Applied Event Sourcing

By Brendan Weibrecht

Elevator Pitch

We shipped a cloud-native event sourced Ruby app that will have a key role in Australian energy infrastructure. I’ll be covering what we learned through this process regarding how to actually go about implementing an event sourced system.

Description

There have been a few talks previously that address event sourcing at a high level - what it is and why you should want to use it. I’ll be taking up where they left off, and providing a hands-on account of how we’ve applied event sourcing, CQRS, and Domain Driven Design principles to our domain and put our application into production. I’ll be detailing how we proceeded to rewrite our previous Golang codebase in Ruby, dealt with eventual consistency, and transitioned to supporting replication, zero-downtime deployment, & continuous deployment.
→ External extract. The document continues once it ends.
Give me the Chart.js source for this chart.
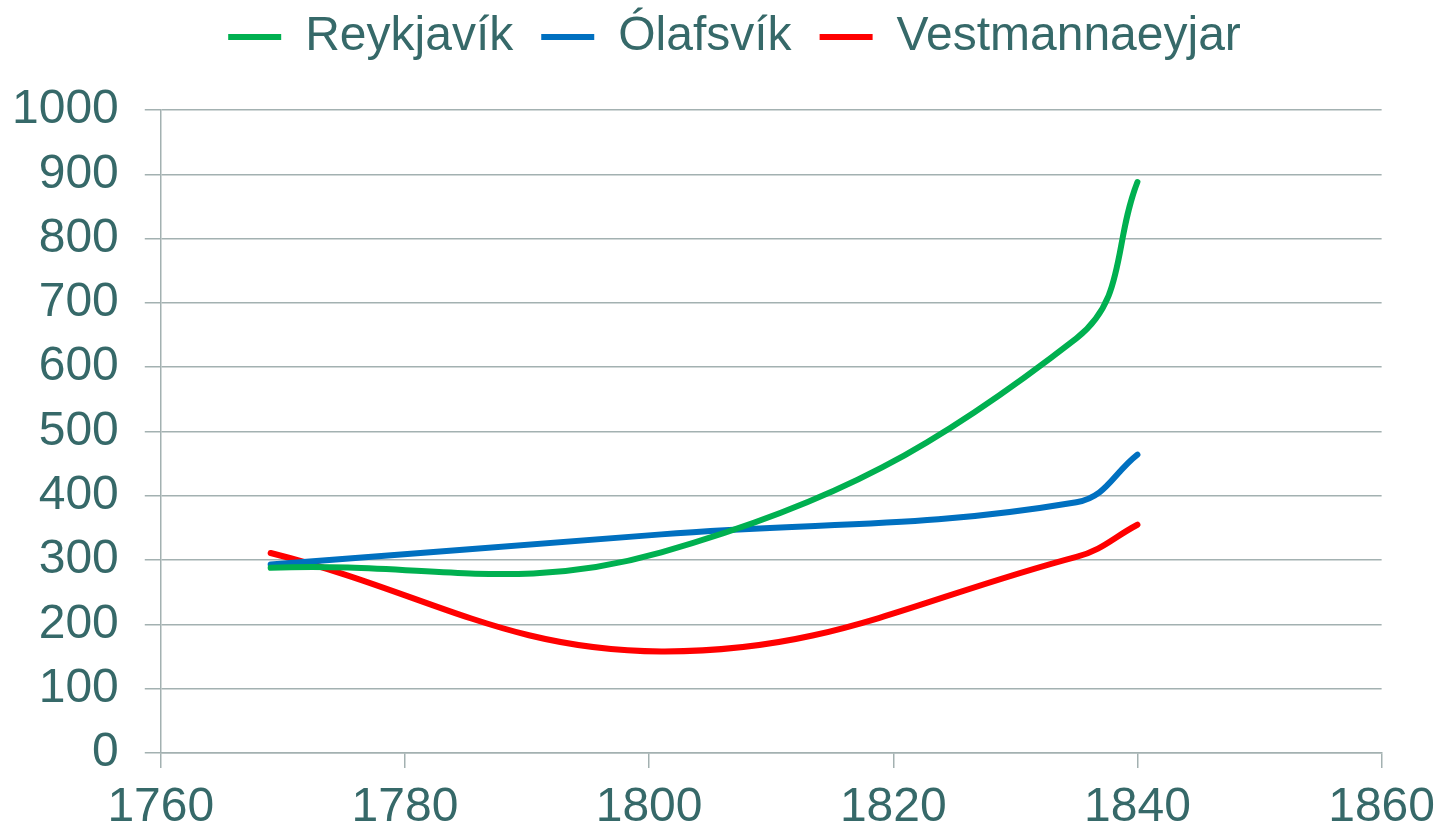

Events and state: What do they store? Do they store things?? Let’s find out!

Notes

I’ve been working with event sourcing since the end of June, 2017. I was involved in the design and development of our Ruby event sourcing framework and develop with this every day.

There’s a bit of code, but mostly I’ll be discussing the concepts, concrete implementations of those, and various architectural choices. A key achievement is that we’re now able to use multiple replicas in Google Kubernetes Engine, allowing a seamless deployment pipeline; but I’m not covering Kubernetes itself and there’s enough buzzwords in the description already!